Counterproductive was a poor choice of word, let me better elaborate my
concern. I assume the use for this typeface is to present wireframes to the
client, free of "distracting lorem ipsum". I think showing clients any web
design that lacks a typographical direction is an omission of the majority of
the design in most all scenarios [1] and not fit as a representation for the
future of that design. My personal design philosophy for the web is to
accommodate the other aspects of the design to the typography, not to fit the
typography secondary to the balance created by the preexisting design.
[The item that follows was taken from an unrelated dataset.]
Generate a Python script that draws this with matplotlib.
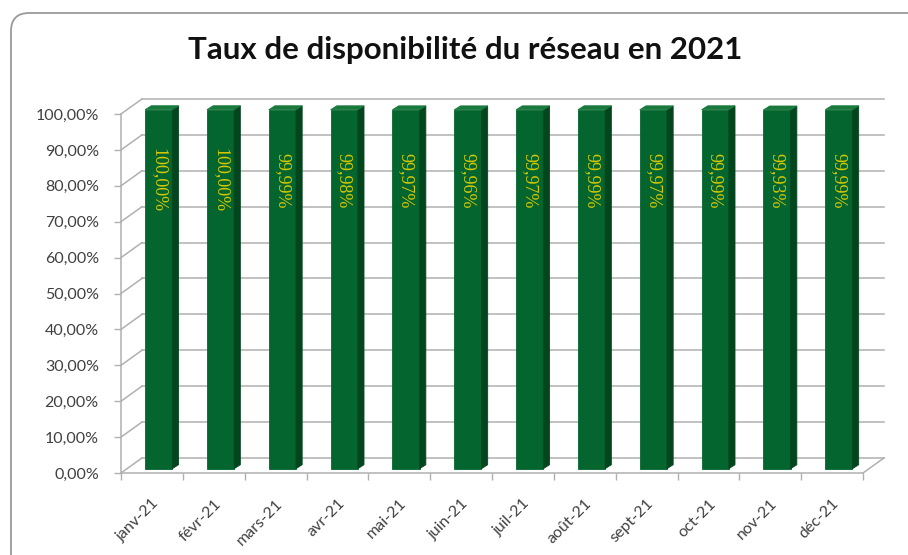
import matplotlib
matplotlib.use("Agg")
import matplotlib.pyplot as plt
from matplotlib.patches import Polygon, FancyBboxPatch

# données
mois = ["janv-21", "févr-21", "mars-21", "avr-21", "mai-21", "juin-21",
        "juil-21", "août-21", "sept-21", "oct-21", "nov-21", "déc-21"]
taux = [1.0, 1.0, 0.9999, 0.9998, 0.9997, 0.9996,
        0.9997, 0.9999, 0.9997, 0.9999, 0.9993, 0.9999]
graduations = [0.0, 0.1, 0.2, 0.3, 0.4, 0.5, 0.6, 0.7, 0.8, 0.9, 1.0]

W, H = 908, 555
fig = plt.figure(figsize=(W / 100, H / 100), dpi=100)
fig.patch.set_facecolor("white")

# cadre arrondi (coupé à droite et en bas, comme la capture)
cadre = FancyBboxPatch((11 / W, -30 / H), (W + 20) / W, (H + 30 - 13) / H,
                       boxstyle="round,pad=0,rounding_size=0.02",
                       transform=fig.transFigure, facecolor="white",
                       edgecolor="#9a9a9a", linewidth=1.3, mutation_aspect=W / H,
                       zorder=-5)
fig.patches.append(cadre)

# l'axe représente le plan avant de la boîte 3D
ax = fig.add_axes([121 / W, (H - 473) / H, (863 - 121) / W, (473 - 114) / H])
ax.set_xlim(0, len(mois))
ax.set_ylim(0, 1)
ax.patch.set_visible(False)
for s in ax.spines.values():
    s.set_visible(False)

# profondeur du mur arrière
dx, dy = 0.34, 0.042
gris = "#b0b0b0"
n = len(mois)

for t in graduations:
    ax.plot([0, dx], [t, t + dy], color=gris, lw=1.1, clip_on=False, zorder=1)
    ax.plot([dx, n + dx], [t + dy, t + dy], color=gris, lw=1.1, clip_on=False, zorder=1)
# sol
ax.plot([0, n], [0, 0], color=gris, lw=1.1, clip_on=False, zorder=1)
ax.plot([n, n + dx], [0, dy], color=gris, lw=1.1, clip_on=False, zorder=1)
# axe vertical avant
ax.plot([0, 0], [0, 1], color=gris, lw=1.1, clip_on=False, zorder=1)

# barres 3D
ox, oy = 0.39, 0.012
bw = 0.44
px, py = 0.1, 0.011
for i, v in enumerate(taux):
    x0 = i + ox
    y0 = oy
    y1 = v + oy
    faces = [
        ([(x0, y0), (x0 + bw, y0), (x0 + bw, y1), (x0, y1)], "#05652f"),
        ([(x0 + bw, y0), (x0 + bw + px, y0 + py), (x0 + bw + px, y1 + py),
          (x0 + bw, y1)], "#03461e"),
        ([(x0, y1), (x0 + px, y1 + py), (x0 + bw + px, y1 + py), (x0 + bw, y1)],
         "#1a7a3e"),
    ]
    for pts, c in faces:
        ax.add_patch(Polygon(pts, closed=True, facecolor=c, edgecolor=c, lw=0.6,
                             clip_on=False, zorder=3))
    etiquette = f"{v * 100:.2f}%".replace(".", ",")
    ax.text(x0 + bw / 2, 0.815, etiquette, rotation=-90, ha="center", va="center",
            color="#d6c900", fontsize=13, family="Liberation Serif", zorder=4)

# graduations Y
ax.set_yticks(graduations)
ax.set_yticklabels([f"{t * 100:.2f}%".replace(".", ",") for t in graduations],
                   family="Lato", fontsize=11.5, color="#404040")
ax.tick_params(axis="y", length=5, width=1, color=gris, pad=11)

# graduations X
ax.set_xticks([i + 0.5 for i in range(n)])
ax.set_xticklabels(mois, rotation=45, ha="right", rotation_mode="anchor",
                   family="Lato", fontsize=11.5, color="#404040")
ax.set_xticks(range(n + 1), minor=True)
ax.tick_params(axis="x", which="major", length=0, pad=17)
ax.tick_params(axis="x", which="minor", length=5, width=1, color=gris)

fig.text(465 / W, (H - 50) / H, "Taux de disponibilité du réseau en 2021",
         ha="center", va="center", fontsize=22.5, fontweight="bold",
         family="Lato", color="#111111")

fig.savefig("out.png", dpi=100, facecolor="white")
[1]: [http://informationarchitects.net/blog/the-web-is-all-
about-t...](http://informationarchitects.net/blog/the-web-is-all-about-
typography-period/)

------
micheljansen
Nice, this looks much better than BLOKK.

------
HunterV
Coming from a designer that has worked a lot on magazine/newspaper design this
is absolutely helpful. I don't know how many times I've seen Lorem Ipsum be
glanced over and almost make it into the final print. This is great!

------
ZaneA
I've created a dead simple Chrome extension that uses Redact Script to block
out YouTube comments, <https://github.com/ZaneA/YT-Redact>

------
aed
Kind of funny considering that the whole point of Lorem Ipsum was to get rid
of the distraction of actual content in the first place.